昔話/バレンタイン

昼休みに町へでると、明日はバレンタインデーっていうことで道ばたでチョコレートの試食とかやっていた。私も一粒もらって食べる。チョコレートはおいしい。とてもおいしい。
でも、バレンタインの華といえばやっぱりチョコレートよりも告白ですよね!
私自身はバレンタインに告白、って小学校のときの1回しかしたことなくて、そんときもさんざん迷ったあげく無記名でポスト投函…ていう…今思えば非常に、相手側にとってはしんどいっていうか気味の悪い感じのことしかしたことがありません(ごめんなさい…(黒歴史))。
中学、高校は女子校だったので、バレンタインといえば友達同士で手作り菓子交換会だった。トリュフとかブラウニーとかガトーショコラとか、定番な感じなのを覚えたのはその頃だ。1人1種類を持ち寄って、それを6人くらいで交換すると一気に6種類になる。あれは、なんかすごい得した気分だったな。だからわりとバレンタインは楽しみなイベントだった。
でも、欲をいえば、一生に一度くらい、毎朝電車で会う人とかに一目惚れして渡したりとかそういうことしてみたかった。なー、なんて、もしかしたらそれも21世紀の現代ではちょっと…って話になってしまうのかもしれないですが(東京砂漠)、私が高校生だった当時は、2月14日の朝になれば、わりとそういった光景を目にする事ができた。
そのなかには私の友達Yちゃんの告白もあった。
相手は毎朝K線で一緒になる、男子校の子だったと思う。Yちゃんはいつもすぐに彼の姿を見つけた。「いた!」と言われれば「ほんとだ!」とか相づちをうちつつ、じつは私は満員電車だし、目が悪いしでちゃんと顔認識できてなかったんだけど、まあYちゃんは好きだから見つけられるんだろうねえなんて感心してもいた。そんな朝が、たぶん半年くらいは続いたと思う。
そして高校1年のおわり。バレンタインに告白する!ってYちゃんが宣言してからは大騒ぎだった。みんなで材料買いに行って、Aちゃんちに泊まり込んでチョコ作ったり、Aちゃんの弟に試食させたり、ラッピング練習したりなんだかんだ、でももちろんカードだけはYちゃんひとりで書いた。
14日の朝、私やAちゃんはいつもどおりの電車にのったけど、Yちゃんだけはいつも彼の乗り込んでくる駅へ先に向かっていた。その駅を過ぎるとき、私たちはどうにかして、ホームにいるはずの2人を見つけようとしたけど、満員電車の中からは難しかった。ただ、学校のある駅でおりるとYちゃんはいなくて、朝礼終わって一限始まる前の、ぎりぎりに教室入ってきたんだった。

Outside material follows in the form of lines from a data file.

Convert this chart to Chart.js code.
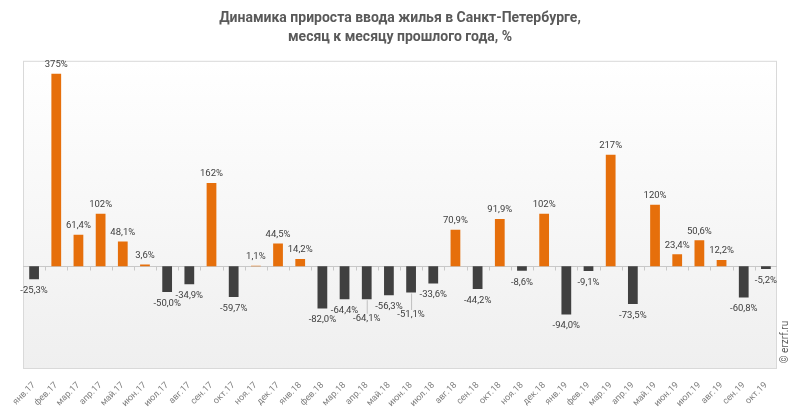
<!DOCTYPE html>
<html><head><meta charset="utf-8">
<script src="https://cdn.jsdelivr.net/npm/chart.js@4.4.0/dist/chart.umd.min.js"></script>
<style>html,body{margin:0;padding:0;background:#fff;}canvas{display:block;}</style>
</head><body>
<canvas id="c" width="793" height="415"></canvas>
<script>
const months = ["янв.17","фев.17","мар.17","апр.17","май.17","июн.17","июл.17","авг.17","сен.17","окт.17","ноя.17","дек.17",
"янв.18","фев.18","мар.18","апр.18","май.18","июн.18","июл.18","авг.18","сен.18","окт.18","ноя.18","дек.18",
"янв.19","фев.19","мар.19","апр.19","май.19","июн.19","июл.19","авг.19","сен.19","окт.19"];
const growth = [-25.3,375,61.4,102,48.1,3.6,-50.0,-34.9,162,-59.7,1.1,44.5,
14.2,-82.0,-64.4,-64.1,-56.3,-51.1,-33.6,70.9,-44.2,91.9,-8.6,102,
-94.0,-9.1,217,-73.5,120,23.4,50.6,12.2,-60.8,-5.2];
const titleLines = ["Динамика прироста ввода жилья в Санкт-Петербурге,","месяц к месяцу прошлого года, %"];
const watermark = "© erzrf.ru";
const axisMin = -200, axisMax = 400;

const ORANGE = "#e66f0b", DARK = "#404040";

function fmt(v){
  if (Math.abs(v) >= 100) return Math.round(v) + "%";
  return v.toFixed(1).replace(".", ",") + "%";
}

const bgPlugin = {
  id: "bg",
  beforeDraw(chart){
    const {ctx, chartArea:a} = chart;
    ctx.save();
    ctx.fillStyle = "#fff";
    ctx.fillRect(0,0,chart.width,chart.height);
    const g = ctx.createLinearGradient(0,a.top,0,a.bottom);
    g.addColorStop(0,"#ffffff");
    g.addColorStop(1,"#efefef");
    ctx.fillStyle = g;
    ctx.fillRect(a.left,a.top,a.right-a.left,a.bottom-a.top);
    ctx.strokeStyle = "#d9d9d9";
    ctx.lineWidth = 1;
    ctx.strokeRect(a.left+0.5,a.top+0.5,a.right-a.left-1,a.bottom-a.top-1);
    const y0 = Math.round(chart.scales.y.getPixelForValue(0))+0.5;
    const xs = chart.scales.x;
    ctx.strokeStyle = "#c8c8c8";
    ctx.beginPath();
    ctx.moveTo(a.left,y0); ctx.lineTo(a.right,y0);
    for (let i=1;i<months.length;i++){
      const xb = Math.round((xs.getPixelForValue(i-1)+xs.getPixelForValue(i))/2)+0.5;
      ctx.moveTo(xb,y0); ctx.lineTo(xb,y0+4);
    }
    ctx.stroke();
    ctx.restore();
  },
  afterDatasetsDraw(chart){
    const {ctx} = chart;
    const meta = chart.getDatasetMeta(0);
    ctx.save();
    ctx.font = "9.5px Roboto";
    ctx.fillStyle = "#404040";
    ctx.textAlign = "center";
    ctx.textBaseline = "middle";
    const placed = [];
    const h = 7.5;
    meta.data.forEach((bar,i)=>{
      const v = growth[i];
      const txt = fmt(v);
      const w = ctx.measureText(txt).width;
      const baseY = v >= 0 ? bar.y - 9 : bar.y + 11.5;
      const dir = v >= 0 ? -1 : 1;
      const hit = (x,y)=>placed.some(p=>Math.abs(p.x-x) < (p.w+w)/2 && Math.abs(p.y-y) < (p.h+h)/2);
      let x = bar.x, y = baseY;
      if (hit(x,y)){
        let ok = false;
        for (let dx=1; dx<=3; dx++){ if(!hit(bar.x+dx,y)){ x = bar.x+dx; ok = true; break; } }
        if (!ok){ x = bar.x; while(hit(x,y)) y += dir; }
      }
      if (Math.abs(y-baseY) > 3){
        ctx.strokeStyle = "#bfbfbf";
        ctx.lineWidth = 1;
        ctx.beginPath();
        ctx.moveTo(bar.x+0.5, bar.y + dir*1);
        ctx.lineTo(x+0.5, y - dir*5);
        ctx.stroke();
      }
      ctx.fillText(txt, x, y);
      placed.push({x,y,w,h});
    });
    ctx.translate(785, 342);
    ctx.rotate(-Math.PI/2);
    ctx.font = "10px Roboto";
    ctx.fillStyle = "#595959";
    ctx.fillText(watermark, 0, 0);
    ctx.restore();
  }
};

new Chart(document.getElementById("c"), {
  type: "bar",
  data: {
    labels: months,
    datasets: [{
      data: growth,
      backgroundColor: growth.map(v => v >= 0 ? ORANGE : DARK),
      borderWidth: 0,
      barPercentage: 0.44,
      categoryPercentage: 1.0
    }]
  },
  options: {
    responsive: false,
    animation: false,
    devicePixelRatio: 1,
    layout: { padding: { left: 23, right: 16, top: 0, bottom: 0 } },
    plugins: {
      legend: { display: false },
      tooltip: { enabled: false },
      title: {
        display: true,
        text: titleLines,
        color: "#595959",
        font: { family: "Roboto", size: 14, weight: "bold", lineHeight: 1.35 },
        padding: { top: 9, bottom: 14 }
      }
    },
    scales: {
      y: { display: false, min: axisMin, max: axisMax },
      x: {
        grid: { display: false },
        border: { display: false },
        ticks: {
          autoSkip: false,
          maxRotation: 45, minRotation: 45,
          color: "#7f7f7f",
          font: { family: "Roboto", size: 9 },
          padding: 3
        },
        afterFit(scale){ scale.height = 46; }
      }
    }
  },
  plugins: [bgPlugin]
});
</script>
</body></html>
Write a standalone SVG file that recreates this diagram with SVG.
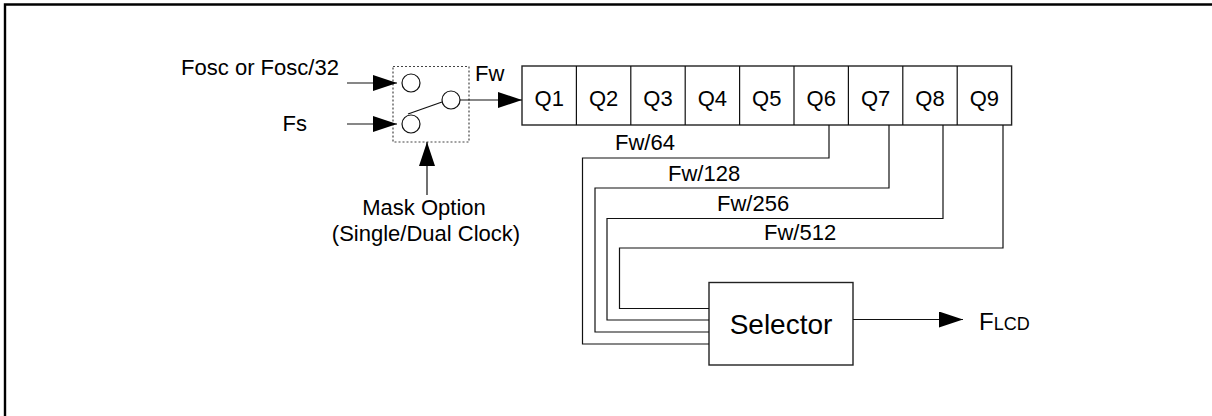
<svg xmlns="http://www.w3.org/2000/svg" width="1212" height="416" viewBox="0 0 1212 416">
<style>
text{font-family:"Liberation Sans",Arial,sans-serif;fill:#000;font-size:22px}
.ln{fill:none;stroke:#111;stroke-width:1.2}
.bx{fill:#fff;stroke:#222;stroke-width:1.4}
.ci{fill:#fff;stroke:#111;stroke-width:1.2}
.mid{text-anchor:middle}
</style>
<defs>
<marker id="ah" markerUnits="userSpaceOnUse" markerWidth="24" markerHeight="16" refX="24" refY="8" orient="auto">
<path d="M0,0 L24,8 L0,16 Z" fill="#000"/>
</marker>
</defs>
<rect x="0" y="0" width="1212" height="416" fill="#fff"/>
<path d="M5,416 V4.5 H1212" fill="none" stroke="#000" stroke-width="2.4"/>

<g id="inputs">
<text x="181" y="75" textLength="158" lengthAdjust="spacingAndGlyphs">Fosc or Fosc/32</text>
<text x="307" y="131" text-anchor="end">Fs</text>
</g>

<g id="switch">
<rect x="393" y="66.5" width="76" height="75.5" fill="none" stroke="#444" stroke-width="1.2" stroke-dasharray="2,2"/>
<circle class="ci" cx="411" cy="83" r="9"/>
<circle class="ci" cx="411" cy="124" r="9"/>
<circle class="ci" cx="451" cy="100" r="9"/>
<line class="ln" x1="408" y1="114" x2="442" y2="102"/>
<text x="475" y="81">Fw</text>
</g>

<g id="mask">
<text class="mid" x="424" y="215">Mask Option</text>
<text class="mid" x="426" y="241">(Single/Dual Clock)</text>
</g>

<g id="register">
<rect class="bx" x="522" y="66" width="489.6" height="59"/>
<path class="ln" d="M576.4,66V125M630.8,66V125M685.2,66V125M739.6,66V125M794,66V125M848.4,66V125M902.8,66V125M957.2,66V125"/>
<text class="mid" x="549.2" y="106">Q1</text>
<text class="mid" x="603.6" y="106">Q2</text>
<text class="mid" x="658" y="106">Q3</text>
<text class="mid" x="712.4" y="106">Q4</text>
<text class="mid" x="766.8" y="106">Q5</text>
<text class="mid" x="821.2" y="106">Q6</text>
<text class="mid" x="875.6" y="106">Q7</text>
<text class="mid" x="930" y="106">Q8</text>
<text class="mid" x="984.4" y="106">Q9</text>
</g>

<g id="selector">
<rect class="bx" x="709" y="282.5" width="144" height="82.5"/>
<text class="mid" x="781" y="334" style="font-size:28px">Selector</text>
</g>

<g id="output">
<text x="979" y="329.5"><tspan style="font-size:24px">F</tspan><tspan style="font-size:18px">LCD</tspan></text>
</g>

<g id="connectors">
<line class="ln" x1="347" y1="83" x2="397" y2="83" marker-end="url(#ah)"/>
<line class="ln" x1="347" y1="124" x2="397" y2="124" marker-end="url(#ah)"/>
<line class="ln" x1="460" y1="100" x2="522" y2="100" marker-end="url(#ah)"/>
<line class="ln" x1="427" y1="195" x2="427" y2="142" marker-end="url(#ah)"/>
<line class="ln" x1="853" y1="319.5" x2="963" y2="319.5" marker-end="url(#ah)"/>
<path class="ln" d="M829,125V158H582.5V344H709"/>
<path class="ln" d="M889,125V188H595V332H709"/>
<path class="ln" d="M943,125V218.5H607V320H709"/>
<path class="ln" d="M1003,125V248H619.5V308.5H709"/>
<text x="615" y="150">Fw/64</text>
<text x="668" y="181">Fw/128</text>
<text x="717" y="211">Fw/256</text>
<text x="764" y="240">Fw/512</text>
</g>
</svg>
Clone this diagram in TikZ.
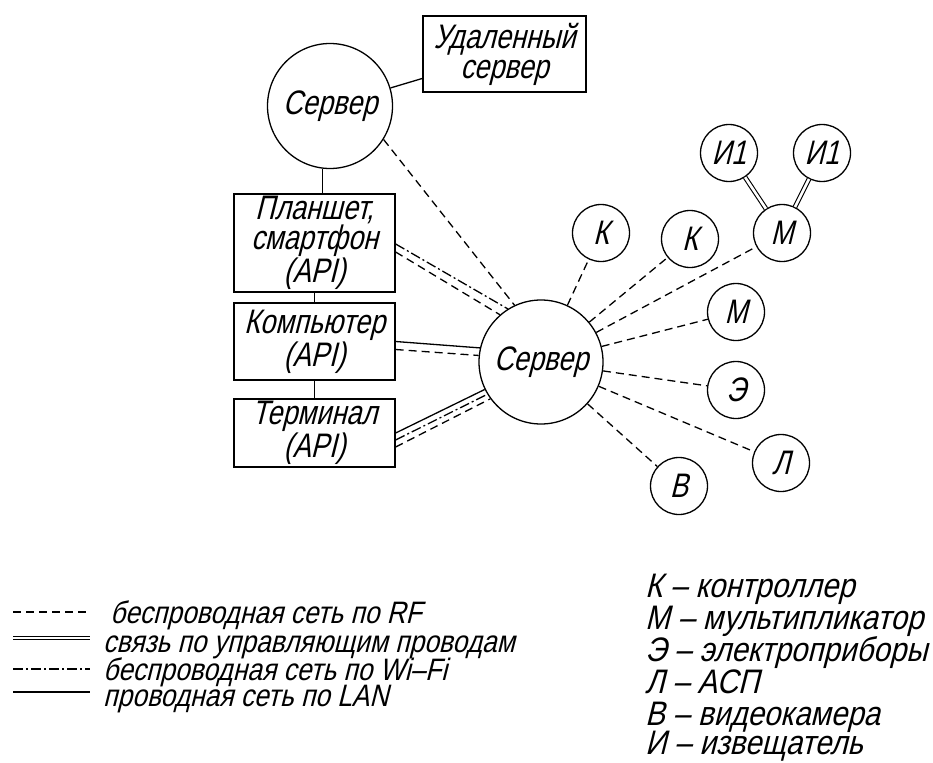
\documentclass[tikz,border=0pt]{standalone}
\usepackage{fontspec}
\setmainfont{Liberation Sans}[FakeStretch=0.8,FakeSlant=0.25]
\newfontfamily\legfontA{Liberation Sans}[FakeStretch=0.85,FakeSlant=0.25]
\newfontfamily\legfontB{Liberation Sans}[FakeStretch=0.87,FakeSlant=0.25]
\newcommand\gostN{\fontsize{34}{30}\selectfont}
\newcommand\gostL{\legfontA\fontsize{31}{30}\selectfont}
\newcommand\gostR{\legfontB\fontsize{34}{30}\selectfont}
\begin{document}
\begin{tikzpicture}[x=1pt,y=-1pt,
  conn/.style={line width=1.3pt},
  rf/.style={conn, dash pattern=on 8pt off 5pt},
  wifi/.style={conn, dash pattern=on 10pt off 3pt on 2pt off 3pt},
  lan/.style={conn},
  wire/.style={line width=1.1pt, double, double distance=2.6pt},
  bigc/.style={circle, draw, line width=1.3pt, minimum size=125pt, inner sep=0pt, font=\gostN},
  smc/.style={circle, draw, line width=1.3pt, minimum size=57pt, inner sep=0pt, font=\gostN},
  box/.style={rectangle, draw, line width=1.3pt, minimum width=161pt, inner sep=0pt, align=center, font=\gostN},
  leg/.style={anchor=base west, inner sep=0pt, font=\gostL},
  legr/.style={anchor=base west, inner sep=0pt, font=\gostR}
]
\useasboundingbox (0,0) rectangle (933,762);

% nodes
\node[bigc] (srvT) at (330,106) {Сервер};
\node[box, minimum width=163pt, minimum height=76pt] (remote) at (504.5,54) {Удаленный\\сервер};
\node[box, minimum height=98pt] (tab) at (314.5,243) {Планшет,\\смартфон\\(API)};
\node[box, minimum height=77pt] (comp) at (314.5,341.5) {Компьютер\\(API)};
\node[box, minimum height=68pt] (term) at (314.5,433) {Терминал\\(API)};
\node[bigc, minimum size=124pt] (srv) at (541,362) {Сервер};

\node[smc] (k1) at (601,233) {К};
\node[smc] (k2) at (690,239) {К};
\node[smc] (mt) at (782,233) {М};
\node[smc] (mm) at (736,312) {М};
\node[smc] (e) at (736,390) {Э};
\node[smc] (l) at (781,463) {Л};
\node[smc] (v) at (679,486) {В};
\node[smc] (i1) at (729,153) {И1};
\node[smc] (i2) at (822,153) {И1};

% connectors
\draw[lan] (srvT) -- (remote);
\draw[lan] (srvT.-97) -- (tab.north -| srvT.-97);
\draw[lan] (tab) -- (comp);
\draw[lan] (comp) -- (term);
\draw[rf] (srvT.-32) -- (srv.115);
\draw[wifi] ([yshift=-1pt]tab.east) -- (srv.122);
\draw[rf] ([yshift=-9pt]tab.east) -- (srv.131);
\draw[lan] (comp.east) -- (srv.167);
\draw[rf] ([yshift=-8pt]comp.east) -- (srv.174);
\draw[lan] (term.east) -- (srv.206);
\draw[wifi] ([yshift=-7pt]term.east) -- (srv.211);
\draw[rf] ([yshift=-14pt]term.east) -- (srv.216);

\draw[rf] (srv) -- (k1);
\draw[rf] (srv) -- (k2);
\draw[rf] (srv) -- (mt);
\draw[rf] (srv) -- (mm);
\draw[rf] (srv) -- (e);
\draw[rf] (srv) -- (l);
\draw[rf] (srv) -- (v);
\draw[wire] (i1) -- (mt);
\draw[wire] (i2) -- (mt);

% legend lines
\coordinate (a1) at (13,612); \coordinate (b1) at (90,612);
\coordinate (a2) at (13,638); \coordinate (b2) at (90,638);
\coordinate (a3) at (13,669); \coordinate (b3) at (90,669);
\coordinate (a4) at (13,692); \coordinate (b4) at (90,692);
\draw[rf, line width=1.1pt, dash pattern=on 8pt off 5pt] (a1) -- (b1);
\draw[wire] (a2) -- (b2);
\draw[wifi, line width=1.1pt] (a3) -- (b3);
\draw[lan, line width=1.1pt] (a4) -- (b4);

\node[leg] (t1) at (110,623) {беспроводная сеть по RF};
\node[leg] (t2) at (103,652) {связь по управляющим проводам};
\node[leg] (t3) at (103,680) {беспроводная сеть по Wi–Fi};
\node[leg] (t4) at (103,706) {проводная сеть по LAN};

\node[legr] (r1) at (645,597) {К – контроллер};
\node[legr] (r2) at (645,629) {М – мультипликатор};
\node[legr] (r3) at (645,661) {Э – электроприборы};
\node[legr] (r4) at (645,693) {Л – АСП};
\node[legr] (r5) at (645,725) {В – видеокамера};
\node[legr] (r6) at (645,754) {И – извещатель};
\end{tikzpicture}
\end{document}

その日はもう授業どころじゃなかった。というか、テストだったような気もするんだけどよく覚えてない。どうやって渡したのかとか、何しゃべったのかとか、とにかく1日中その話ばっかりしていた。

でも結局、Yちゃんは彼とはつきあわなかった。確か1回デートして、それっきりだった気がする。それについては、まあ、話をしてみなきゃわからないことのが多いしね、と思う。
そんでも、私たちはあの日のYちゃんの勇姿を目撃したような気分になっていて、要するにそれはまるで、試合(Yちゃんはダンス部だった)で活躍するYちゃんを応援するのと、同じような感覚だった。
そんなYちゃんが、この前の連休に結納をしたというお知らせが先日きた。Aちゃんは今外国に住んでいるのだけど、式には帰国するといっていた。2人に会うのはずいぶん久しぶりだけど、あの時の話を2人が覚えてたらいいなーとか、思う。